Design and Construction
The railroad is being built in phases. Phase 1 is currently under construction and will include the PY&A main from Wampum Junction through Moravia Yard to Cross Cut, the wye at Castle Tower (greatly compressed), and the E&P up through the north end of New Castle. A hidden staging yard will represent the PY&A mains going towards Conway and Youngstown.
Phase 1 plans
These are slightly dated. New ones will be coming soon.
- Lower level drawing: Staging yard. Adobe Acrobat file (111 K)
- Upper level drawing: PY&A and E&P mains and Moravia Yard. Adobe Acrobat file (143 K)
- Upper level drawing - revised: Updated version of the previous drawing as of December 2004. Showing how the double track has been extended through the station area at New Castle. Adobe Acrobat file (40 K)
Phase 2 and beyond will take the railroad through Wheatland, Farrell, Sharon, Sharpsville, and Greenville and into the north end staging yard. These two phases are roughly designed, but design will start in earnest once Phase 1 is complete.
Chief Architect Fred Lotte designed both levels of Phase 1 using CAD software. This provides detailed drawings and measurements for construction.
Construction began in March 1999 but quickly stalled due to a lack of resources. After standing idle for a long time, construction resumed in earnest during the fall of 2002. Fellow modeler, laborer, and plywood cutting expert Tim Krogg, along with Blaine Hays, Fred, and myself, make up the construction team. The staging yard benchwork was completed and the first rail was laid on December 1, 2002.
Progress
Track in the staging yard was completed and tested in June 2003. Upper-level benchwork construction began shortly thereafter, with the benchwork for the Castle wye installed on August 3, 2003, and the riverbed for the Mahoning River bridge two weeks later. By August 31, plywood roadbed was temporarily in place through Moravia Yard. After it was permanently installed, the roadbed for the entire E&A main line was built. Installation of the Mahoning River bridge was finished on December 14, 2003. Tracklaying for the E&A main and Moravia Yard was completed on January 19, 2004, and wiring is in progress. The cabinet for the control panel was finished on January 25 and the panel was mounted on February 1. We were struggling with getting some of the manually-controlled turnouts properly installed, but I think we finally figured it out. See the photo pages to see how we did it.
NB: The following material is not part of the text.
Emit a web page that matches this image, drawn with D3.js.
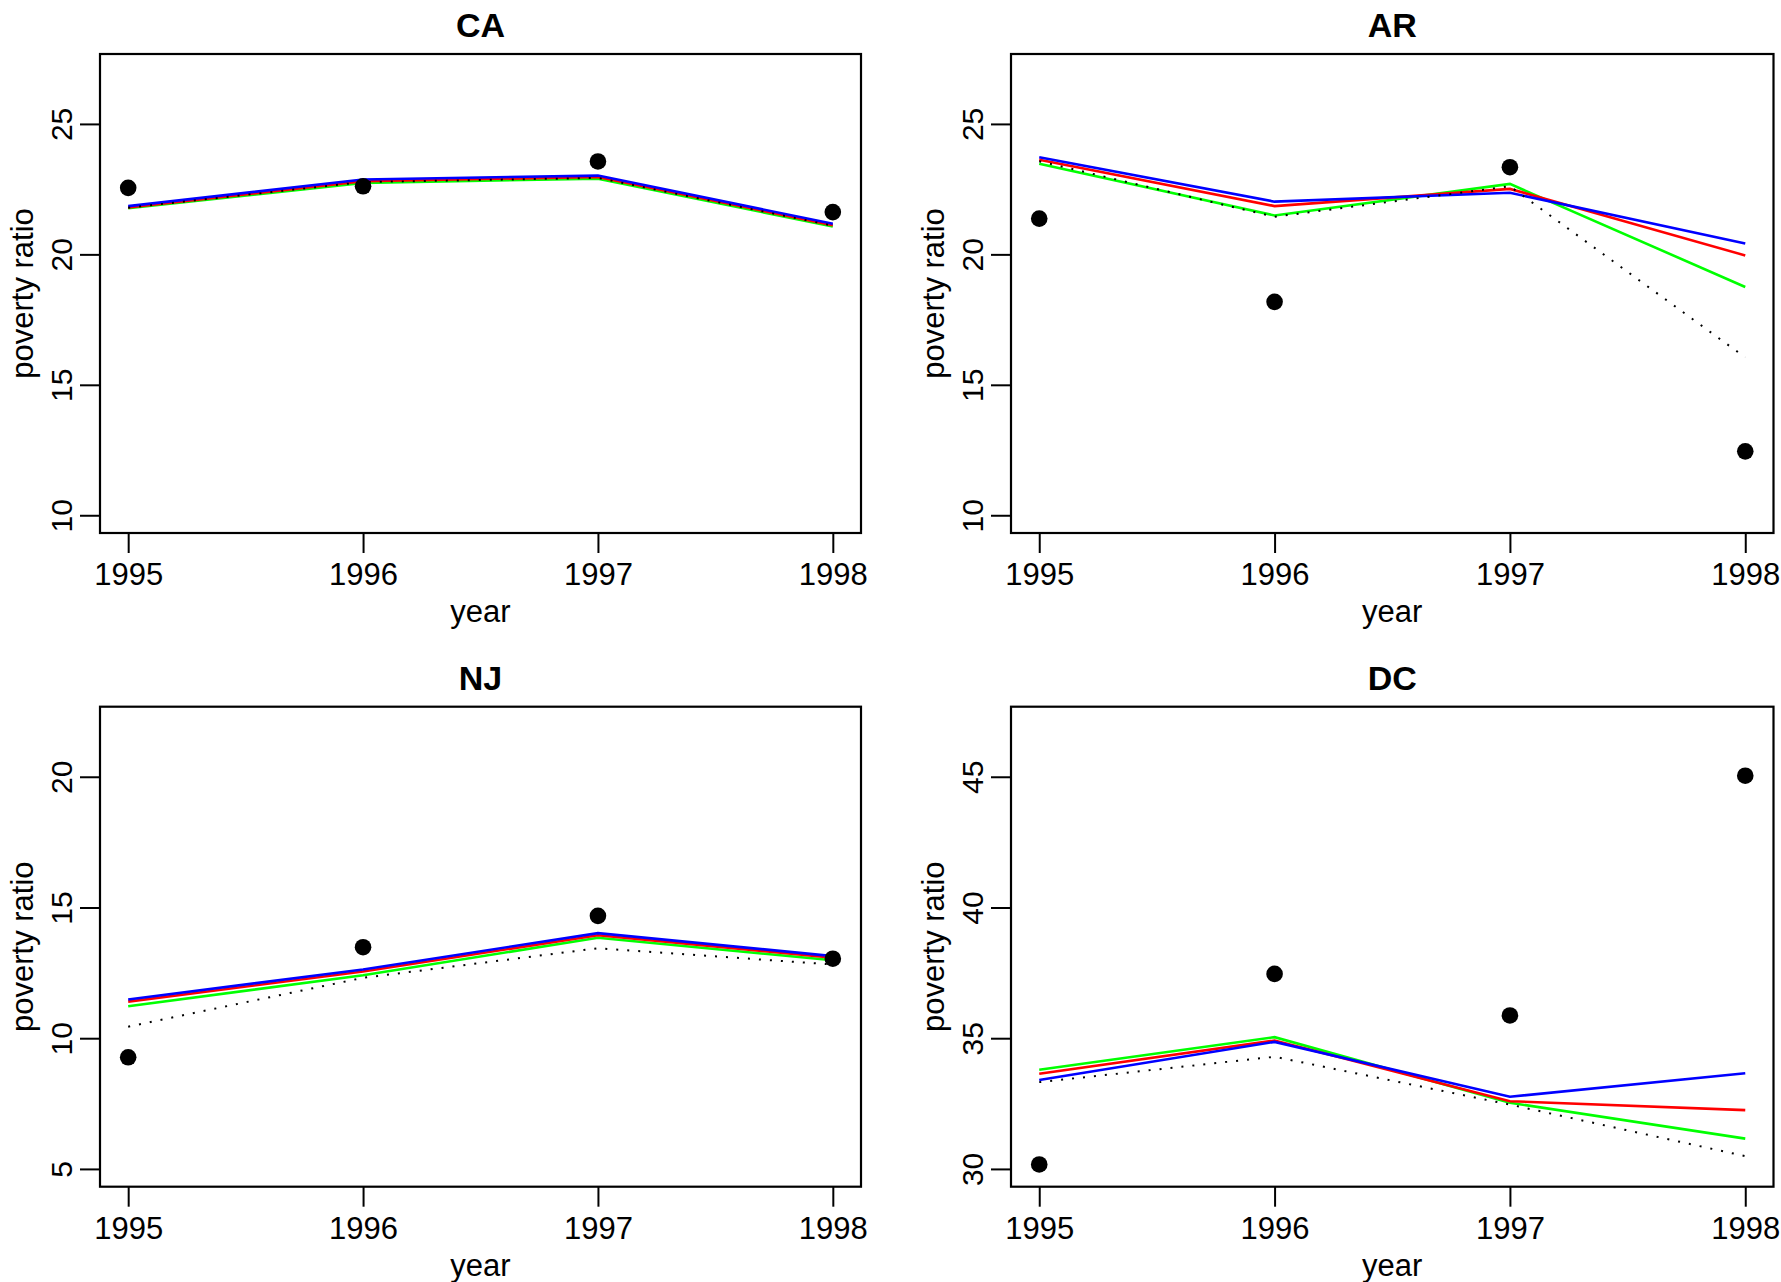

History was made on March 7 as the first train ran a complete loop through the staging yard and across the main line under its own power. Both main lines are operational. As wiring continues in the yard and on the spurs to MVS&G, all tracks are being tested by a variety of equipment to find any problems with the wiring or trackwork.
As of May 2004, facia board was installed between Wampum Junction and Castle. Meanwhile, turnouts were being wired up to the stationary DCC turnout decoders, and the Castle control panel is being populated and wired.
Benchwork construction (except for trim and facia) on the E&P in New Castle was completed on January 16, 2005, and trackage on the main between Castle wye and the hole in the wall (leading to Phase 2) was completed on March 20, 2005.
With the exception of one spur, track and wiring are complete on Phase 1. We had an operating session on December 17, 2005, as a shakedown session before starting scenery construction. Little progress was made on the layout during 2006 and early 2007 due to other priorities, especially during the traditional model railroading season during the winter (such as my "repaint two room and install carpet through most of the house project "). During the fall of 2007, progress started up again, mostly in the form of structure and rolling stock construction. Scenery progress began in earnest in 2008. See the photo pages for more details.
Facts, Figures, and Standards
- Layout control: Digitrax Super Chief DCC system
- Wiring: Power buses use 14 gauge wire. Jumpers and feeders are either 20 or 24 gauge wire.
- Track components: Staging yard uses Atlas Code 100 flextrack and Peco Electrofrog turnouts. The upper level uses Atlas Code 83 flextrack with Walthers Code 83 turnouts.
- Turnout control: Turnouts within the limits of an interlocking are powered with Circuitron Tortoise switch machines, controlled from a central tower panel using NCE Switch-It stationary DCC decoders. Hand-thrown turnouts are powered by manual pushrods connected to a slide switch mounted on a bracket under the points.
- Signaling: Oregon Rail Supply PRR position-light signals will be used trackside, controlled by a custom circuit using a Digitrax DS54 stationary decoder, Digitrax BD-1 block detectors, and Atlas Snap Relays. (Only the two interlockings, Castle and Wampum Junction, will have working signals.)
- Non-negotiables:
- No double-slip turnouts. Anywhere.
- No permanent magnet uncouplers on the main line.
- All main line and staging yard tracks need proper vertical clearance to support double-stack cars and hi cubes.
You may ask: why worry about vertical clearance for double-stack cars on a late-1960s layout? Simple: I still have some modern equipment left over from when I was modeling the modern era, and I want to have a place to run it if I want to.